Something I’d like to know more about is the possible solution CM Costello proposed in a letter to the editor last week.

Eighty-five percent of all calls for HFD services are for emergency medical services, not fires. We have top-notch firefighters, but are we deploying them correctly?

While we must be well prepared for fires too, doesn’t it make more sense to scale our equipment and personnel to fit the needs of our city?

The mayor has stated that we must look at the current workload of the department and reorganize. Her proposed budget last year had $2 million built in for a work demand analysis for HFD so we could start this process. This idea got scrapped during the budget process as council members put this money to other uses, including a summer jobs program.

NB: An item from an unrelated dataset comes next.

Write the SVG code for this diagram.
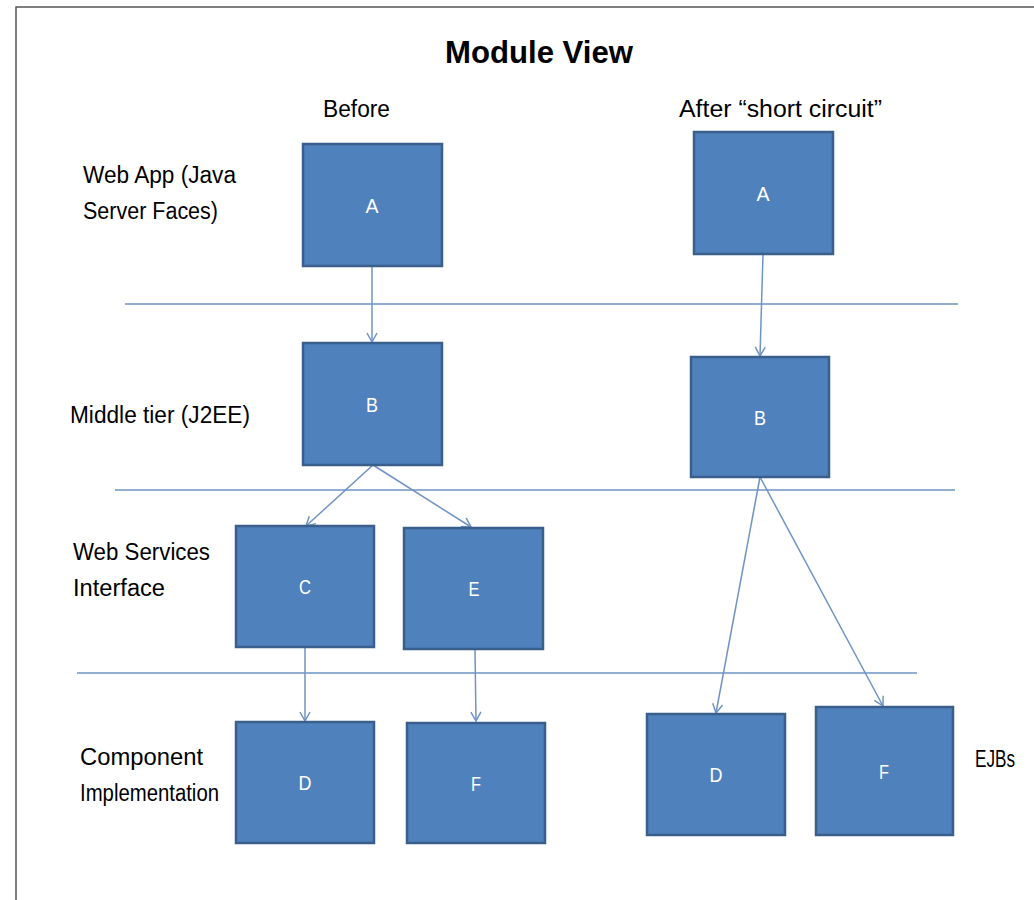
<svg xmlns="http://www.w3.org/2000/svg" width="1034" height="900" viewBox="0 0 1034 900">
<style>
.box{fill:#4F81BD;stroke:#3A5F8C;stroke-width:2.5}
.lt{fill:#fff;font-family:"Liberation Sans",Arial,sans-serif;font-size:21px;text-anchor:middle}
.lbl{fill:#000;font-family:"Liberation Sans",Arial,sans-serif;font-size:23px}
.sep{stroke:#6F93C4;stroke-width:1.5;fill:none}
.con{stroke:#6F93C4;stroke-width:1.5;fill:none;marker-end:url(#ah)}
</style>
<defs>
<marker id="ah" markerWidth="12" markerHeight="12" refX="10" refY="6" orient="auto" markerUnits="userSpaceOnUse">
<path d="M1,1 L10,6 L1,11" fill="none" stroke="#6F93C4" stroke-width="1.5"/>
</marker>
</defs>
<rect width="1034" height="900" fill="#fff"/>
<path d="M16,900 V7 H1034" fill="none" stroke="#555" stroke-width="1.5"/>
<g id="labels">
<text x="539" y="63" text-anchor="middle" font-family="Liberation Sans,Arial,sans-serif" font-size="32" font-weight="bold" textLength="188" lengthAdjust="spacingAndGlyphs">Module View</text>
<text class="lbl" x="323" y="117" textLength="67" lengthAdjust="spacingAndGlyphs">Before</text>
<text class="lbl" x="679" y="117" textLength="203" lengthAdjust="spacingAndGlyphs">After “short circuit”</text>
<text class="lbl" x="83" y="183" textLength="153" lengthAdjust="spacingAndGlyphs">Web App (Java</text>
<text class="lbl" x="83" y="219" textLength="135" lengthAdjust="spacingAndGlyphs">Server Faces)</text>
<text class="lbl" x="70" y="423" textLength="180" lengthAdjust="spacingAndGlyphs">Middle tier (J2EE)</text>
<text class="lbl" x="73" y="560" textLength="137" lengthAdjust="spacingAndGlyphs">Web Services</text>
<text class="lbl" x="73" y="596" textLength="92" lengthAdjust="spacingAndGlyphs">Interface</text>
<text class="lbl" x="80" y="765" textLength="123" lengthAdjust="spacingAndGlyphs">Component</text>
<text class="lbl" x="80" y="801" textLength="139" lengthAdjust="spacingAndGlyphs">Implementation</text>
<text class="lbl" x="975" y="767" textLength="40" lengthAdjust="spacingAndGlyphs">EJBs</text>
</g>
<g id="separators">
<line class="sep" x1="125" y1="304" x2="958" y2="304"/>
<line class="sep" x1="115" y1="490" x2="955" y2="490"/>
<line class="sep" x1="77" y1="673" x2="917" y2="673"/>
</g>
<g id="connectors">
<line class="con" x1="372" y1="266" x2="372" y2="342"/>
<line class="con" x1="373" y1="465" x2="306" y2="526"/>
<line class="con" x1="373" y1="465" x2="471" y2="527"/>
<line class="con" x1="305" y1="647" x2="305" y2="721"/>
<line class="con" x1="475" y1="649" x2="476" y2="721"/>
<line class="con" x1="763" y1="254" x2="760" y2="356"/>
<line class="con" x1="760" y1="477" x2="716" y2="713"/>
<line class="con" x1="760" y1="477" x2="883" y2="706"/>
</g>
<g id="A1"><rect class="box" x="303" y="144" width="139" height="122"/><text class="lt" x="372" y="213" textLength="13" lengthAdjust="spacingAndGlyphs">A</text></g>
<g id="B1"><rect class="box" x="303" y="343" width="139" height="122"/><text class="lt" x="372" y="412" textLength="12" lengthAdjust="spacingAndGlyphs">B</text></g>
<g id="C1"><rect class="box" x="236" y="526" width="138" height="121"/><text class="lt" x="305" y="594" textLength="12" lengthAdjust="spacingAndGlyphs">C</text></g>
<g id="E1"><rect class="box" x="404" y="528" width="139" height="121"/><text class="lt" x="474" y="596" textLength="11" lengthAdjust="spacingAndGlyphs">E</text></g>
<g id="D1"><rect class="box" x="236" y="722" width="138" height="121"/><text class="lt" x="305" y="790" textLength="13" lengthAdjust="spacingAndGlyphs">D</text></g>
<g id="F1"><rect class="box" x="407" y="723" width="138" height="120"/><text class="lt" x="476" y="791" textLength="10" lengthAdjust="spacingAndGlyphs">F</text></g>
<g id="A2"><rect class="box" x="694" y="132" width="139" height="122"/><text class="lt" x="763" y="201" textLength="13" lengthAdjust="spacingAndGlyphs">A</text></g>
<g id="B2"><rect class="box" x="691" y="357" width="138" height="120"/><text class="lt" x="760" y="425" textLength="12" lengthAdjust="spacingAndGlyphs">B</text></g>
<g id="D2"><rect class="box" x="647" y="714" width="138" height="121"/><text class="lt" x="716" y="782" textLength="13" lengthAdjust="spacingAndGlyphs">D</text></g>
<g id="F2"><rect class="box" x="816" y="707" width="137" height="128"/><text class="lt" x="884" y="779" textLength="10" lengthAdjust="spacingAndGlyphs">F</text></g>
</svg>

Why are we organized so heavily around fire equipment and personnel when clearly, more emphasis is needed on emergency medical services? The numbers just don’t support our current operation.

I’ve been told the reason we have more fire engine and ladder companies than ambulances is so we can maintain our No. 1 Insurance Services Office (ISO) rating and keep homeowners’ insurance rates low. ISO is a private, for-profit company which has developed a huge database for providing statistical information to evaluate potential risk in certain areas.

Fire departments often use the structure of the ISO rating to justify resources during the budget process. In 1997, Texas became one of the last states to adopt ISO’s Public Protection Classification System. Texas, while adopting the system, does not require insurance providers to use the ISO rating, allowing some companies to use their own data. State Farm, the nation’s largest insurance company was the first to stop using the ISO rating system in 2001. Instead of using theoretical data loss, State Farm looks at actual loss within a zip code.

I’m not sure how dependent we need to be on the No. 1 ISO rating. Research indicates that now ISO ratings might have very little effect on homeowners’ insurance rates since some insurance companies do not even rely on them. I’m not suggesting we lower standards in any way when it comes to protecting our citizens. I just want to make sure we are smart about allocating all of our HFD resources, including overtime.

We need to make sure our fire and emergency service delivery model makes sense for Houston in 2014 and adjust accordingly. Until then, budget shortfalls will surely continue.

The point about EMS versus fire services is a strong one, and given that this kind of shortfall is not unprecedented, it makes sense to me that the city ought to do that study CM Costello suggests. Maybe with a more efficient allocation of resources, we can then get serious about hiring more firefighters and EMTs, since as with HPD there is a looming retirement crisis among the current ranks. I’d like to see that work demand analysis get funded in the next budget. Anyone with more expertise in these matters want to comment about that?